CWS 3.0: October 30, 2013

Print

IRS Contractors Had Improper Access

A number of IRS contractor employees improperly had access to sensitive IRS systems despite having tax debts and instances of non-filing of taxes, the Treasury Inspector General for Tax Administration reported.

The Treasury Inspector General found 5 percent of the 13,591 IRS contractors had $5.4 million in federal tax debt. It also found 352 were not on a payment plan to resolve their tax debt.

Most of the contractor employees appeared to have been compliant when their initial access to systems was granted, according to the Treasury Inspector General. However, at least 319 contractor employees had tax debt assessed after they were granted staff-level access, and these contractors were not currently on a payment plan. Under IRS policy, those workers should not have been eligible for staff-level access and should not have had access to IRS facilities, systems and data.

“Because many contractor employees have access to sensitive IRS systems and facilities, the IRS should address tax noncompliance for these employees in a similar manner as it would for its own employees,” said Treasury Inspector General for Tax Administration J. Russell George.

The IRS does not continuously monitor contractor employees as it does internal employees. Instead, contractor employees are reviewed only once every five years.

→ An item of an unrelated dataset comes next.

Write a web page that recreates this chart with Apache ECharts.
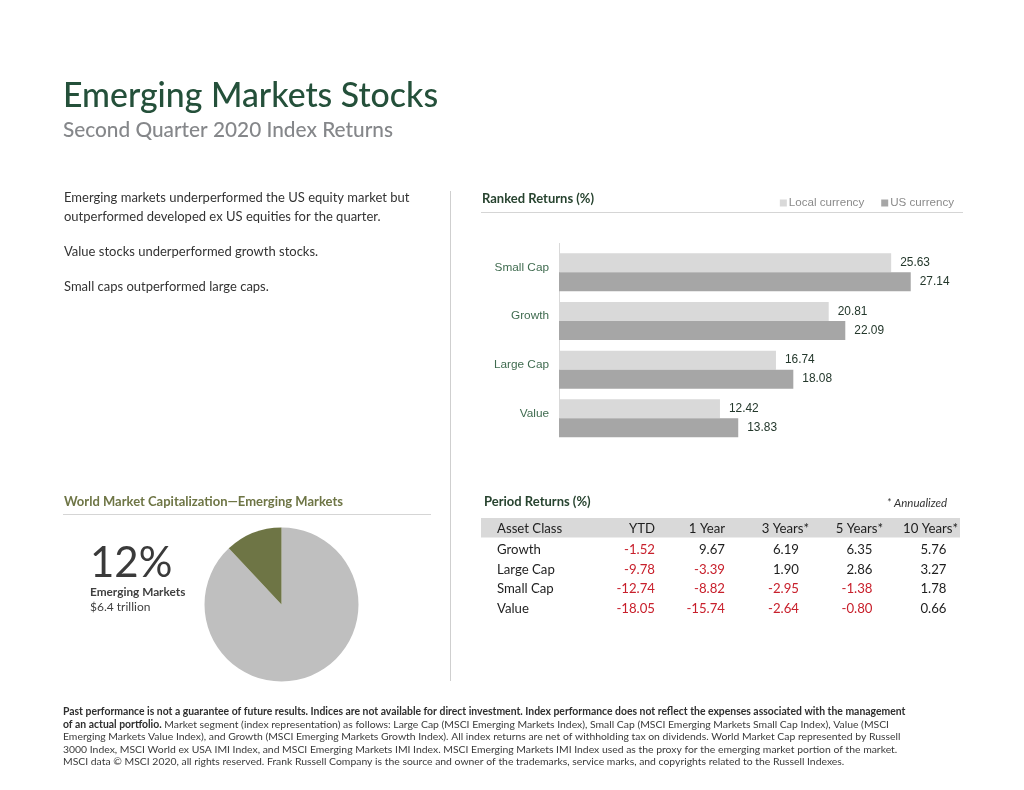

The Treasury Inspector General made three recommendations, which IRS management agreed with:

  • The IRS continuously monitor contractor employee tax compliance similar to the way IRS employee federal tax compliance is monitored.
  • When revalidating contractor employee staff-like access after a break in service longer than two years, the IRS should complete a tax compliance check.
  • The IRS should further evaluate the contractor employees the Treasury Inspector General identified as potentially noncompliant and promptly bring those individuals into compliance or remove them from IRS contracts.